Le mariage par la Fatiha fait encore des ravages dans les zones enclavées du Maroc. Ses dernières victimes sont douze filles de la région de Béni Mellal, toutes forcées à «se marier» au même époux. L’accusé est âgé de 60 ans. Le retraité avait été enseignant dans une école marocaine en Belgique.
Tirant profit de la précarité des familles, l’homme sillonnait les communes rurales de la province à la recherche de ses «épouses». Il opérait selon un scénario bien ficelé. Il faisait une escale dans un douar, le temps que ses rabatteurs lui dénichent une mineure. L’opération était vite conclue en quelques jours. Il louait une maison et s’y installait avec sa victime pendant une ou deux semaines. Ensuite, prétextant un voyage urgent en Belgique, il laissait la fille avec ses parents avant de s’éclipser totalement. Un scénario qu’il a exécuté douze fois dans la même région avant son arrestation.
Seules trois filles ont déposé plainte contre lui
«Seulement trois filles ont déposé une plainte contre lui. Les autres ont opté pour le silence. La justice l’a condamné en première instance à deux ans de prison. Mais en appel, la peine a été réduite à six mois de prison ferme. Il devra être libéré dans les prochaines semaines», nous confie Latifa Ziraï de la section de Béni Mellal de Ligue démocratique des droits des femmes.

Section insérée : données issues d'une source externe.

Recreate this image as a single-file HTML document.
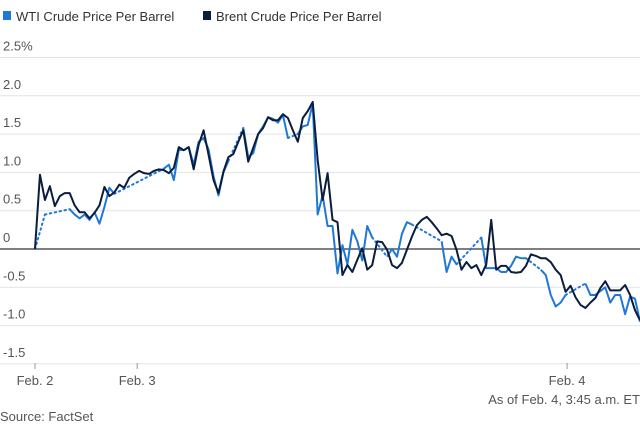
<!DOCTYPE html>
<html><head><meta charset="utf-8"><style>
body{margin:0;background:#fff;font-family:"Liberation Sans",sans-serif;}
svg{display:block}
text{font-family:"Liberation Sans",sans-serif;fill:#555;font-size:13px}
</style></head><body>
<svg id="chart" width="640" height="425">
<g>
<rect x="3" y="11" width="8" height="9" fill="#1f78d6"/>
<text x="16" y="21" fill="#333" style="fill:#333">WTI Crude Price Per Barrel</text>
<rect x="203" y="11" width="8" height="9" fill="#0b1d3d"/>
<text x="216" y="21" style="fill:#333">Brent Crude Price Per Barrel</text>
</g>
<g id="grid"></g>
<g id="series"></g>
<text x="640" y="404" text-anchor="end">As of Feb. 4, 3:45 a.m. ET</text>
<text x="0" y="421">Source: FactSet</text>
</svg>
<script>
const yTicks=[2.5,2.0,1.5,1.0,0.5,0,-0.5,-1.0,-1.5];
const yTickLabels=["2.5%","2.0","1.5","1.0","0.5","0","-0.5","-1.0","-1.5"];
const xTickPos=[0,20.6,107.3];
const xTickLabels=["Feb. 2","Feb. 3","Feb. 4"];
const brent=[0,.97,.64,.82,.56,.69,.73,.73,.57,.48,.48,.40,.47,.57,.81,.69,.74,.84,.80,.93,.98,1.02,.99,.98,1.02,1.04,1.03,.99,1.06,1.33,1.29,1.33,1.04,1.36,1.55,1.23,.90,.73,1.01,1.20,1.24,1.40,1.55,1.14,1.32,1.50,1.58,1.72,1.68,1.68,1.76,1.71,1.55,1.40,1.71,1.80,1.92,1.16,.64,.99,.38,.35,-.34,-.21,-.30,-.14,.01,-.27,-.21,.10,.09,-.01,-.21,-.25,-.18,-.01,.16,.31,.38,.42,.35,.27,.18,.20,.17,-.01,-.27,-.17,-.25,-.21,-.34,-.20,.38,-.27,-.22,-.22,-.30,-.31,-.30,-.22,-.07,-.09,-.12,-.12,-.17,-.27,-.34,-.56,-.48,-.63,-.73,-.77,-.70,-.64,-.51,-.42,-.54,-.54,-.54,-.47,-.60,-.80,-.93];
const wti=[0,null,0.45,null,null,null,null,0.52,0.45,0.40,
0.45,0.38,0.48,0.33,0.55,0.80,0.72,null,null,null,
null,null,null,null,null,null,1.05,1.10,0.90,1.30,
1.29,1.33,1.10,1.40,1.45,1.30,0.95,0.70,1.00,1.15,
null,null,1.58,1.20,1.25,1.50,1.60,1.72,1.70,1.65,
1.75,1.45,null,1.50,1.60,1.62,1.90,
0.45,0.70,0.30,0.30,-0.32,0.05,-0.20,0.25,0.10,-0.15,
0.30,0.15,null,null,-0.10,0.00,-0.10,0.20,0.35,0.32,
null,null,null,null,null,0.10,-0.30,-0.10,-0.20,null,
null,null,null,0.15,-0.25,-0.25,-0.25,-0.30,-0.30,-0.22,
-0.10,-0.12,-0.12,null,null,-0.27,-0.34,-0.60,-0.75,-0.70,
-0.60,null,null,null,-0.45,-0.60,-0.60,-0.55,-0.50,-0.70,
-0.60,-0.60,-0.85,-0.62,-0.65,-0.95];
const NS="http://www.w3.org/2000/svg";
const x0=35,x1=640,n=brent.length;
const X=t=>x0+t*(x1-x0)/(n-1);
const Y=v=>249-v*76.6;
const grid=document.getElementById('grid'),ser=document.getElementById('series');
function mk(tag,attrs,parent){const e=document.createElementNS(NS,tag);for(const k in attrs)e.setAttribute(k,attrs[k]);parent.appendChild(e);return e;}
yTicks.forEach((v,i)=>{
 const l=mk('line',{x1:0,x2:640,y1:Y(v),y2:Y(v),stroke:v===0?'#555':'#e4e4e4','stroke-width':v===0?1.5:1},grid);
 
 
 const t=mk('text',{x:3,y:Y(v)-7},grid);t.textContent=yTickLabels[i];
 
 
});
xTickPos.forEach((p,i)=>{
 const tk=mk('line',{x1:X(p),x2:X(p),y1:363,y2:369,stroke:'#999'},grid);
 
 
 const t=mk('text',{x:X(p),y:385,'text-anchor':'middle'},grid);t.textContent=xTickLabels[i];
 
 
});
// WTI dotted across gaps
let dd='';let last=null;
wti.forEach((v,i)=>{if(v!==null){if(last!==null&&i-last>1)dd+=`M${X(last)},${Y(wti[last])}L${X(i)},${Y(v)}`;last=i;}});
const dot=mk('path',{d:dd,fill:'none',stroke:'#1f78d6','stroke-width':2,'stroke-dasharray':'1.5 3.5','stroke-linecap':'round'},ser);


let ds='';let prev=false;
wti.forEach((v,i)=>{if(v===null){prev=false;return;}ds+=(prev?'L':'M')+X(i)+','+Y(v);prev=true;});
const w=mk('path',{d:ds,fill:'none',stroke:'#1f78d6','stroke-width':2,'stroke-linejoin':'round'},ser);


const b=mk('path',{d:brent.map((v,i)=>(i?'L':'M')+X(i)+','+Y(v)).join(''),fill:'none',stroke:'#0b1d3d','stroke-width':2,'stroke-linejoin':'round'},ser);


</script>
</body></html>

Utilisant les largesses du mariage par la Fathia, le retraité avait élargi le champ de son action, «il compte des "mariages" à Khénifra et Bzou», indique Mme Ziraï. La condamnation s’est basée uniquement sur l’accusation de détournement de mineure. La falsification de documents officiels a été rejetée en appel, sachant que le mariage par la Fatiha n’exige aucun papier administratif pour sa conclusion. «Ce phénomène est largement répandu à Béni Mellal et à Azilal, et ce malgré les campagnes de sensibilisation que mène notre ONG auprès de la population», souligne Latifa Ziraï.
En décembre, et au grand dam de certains partis de l’opposition et des associations féministes, les députés de la majorité gouvernementale ont approuvé une modification de l’article 16 du Code de la famille accordant un délai supplémentaire de cinq ans à la reconnaissance du mariage par la Fatiha par les pouvoirs publics.